Crucial World War II encryption devices have found a home at the Carnegie Mellon University Libraries thanks to the generosity of author Pamela McCorduck, wife of the late Computer Science Department Head Joseph Traub.
Totaling more than 50 calculating machines, letters and books, the collection contains important items in the history of computing. Included are two Enigma machines, electro-mechanical rotor cipher machines used to encrypt communication. Most notably, they were used by Nazi Germany to protect military communication during World War II. With this gift, which includes one 4-rotor machine and one 3-rotor machine, CMU becomes one of a handful of American institutions to own an Enigma machine.
Other highlights include:
- A Thomas Arithmometer, the first commercially produced mechanical calculator;
- A Curta Type I Calculating Machine, designed by Curt Hertzstark while he was a prisoner in a concentration camp; and
- Rare books by Charles Babbage, the 19th century mathematician considered by some to be a "father of the computer."

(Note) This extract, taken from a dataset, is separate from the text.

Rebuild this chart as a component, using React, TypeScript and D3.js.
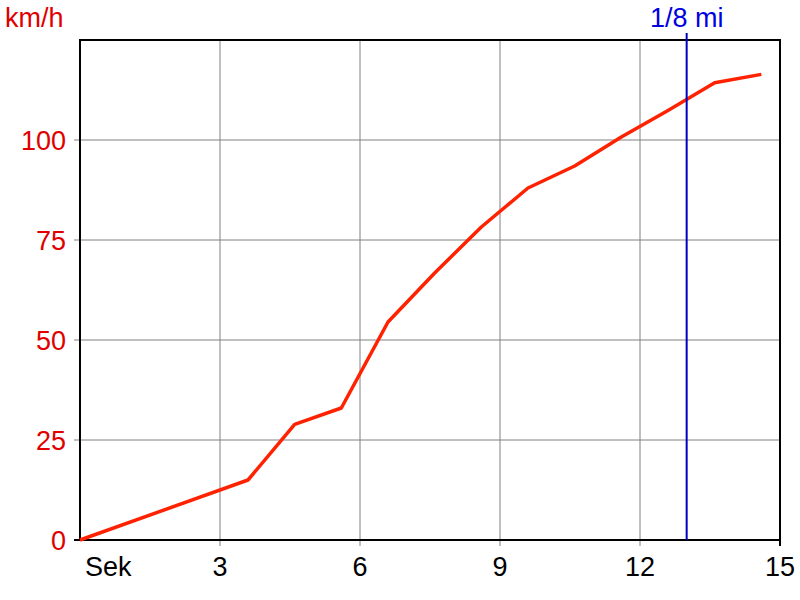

The items from the Traub-McCorduck Collection will be added to the University Libraries Special Collections. The University Archives, also housed in the Libraries, contains the papers of Traub and McCorduck, as well as noted computer science pioneers Allen Newell and Herb Simon, who worked alongside Traub in the department.
A pioneering computer scientist who led Carnegie Mellon's Computer Science Department during a crucial period in its history, Traub, who died in 2015, went on to found the computer science department at Columbia University. McCorduck is an author of influential books on artificial intelligence.
"As the second chair of what was then CMU's Computer Science Department, Joe's career eventually took him back to his alma mater, Columbia, but he never lost his deep loyalty, affection and admiration for CMU," McCorduck said. "Moreover, for one of the best schools of computer science in the world, a collection of ancestral machines seems a good marker of where the field has come from.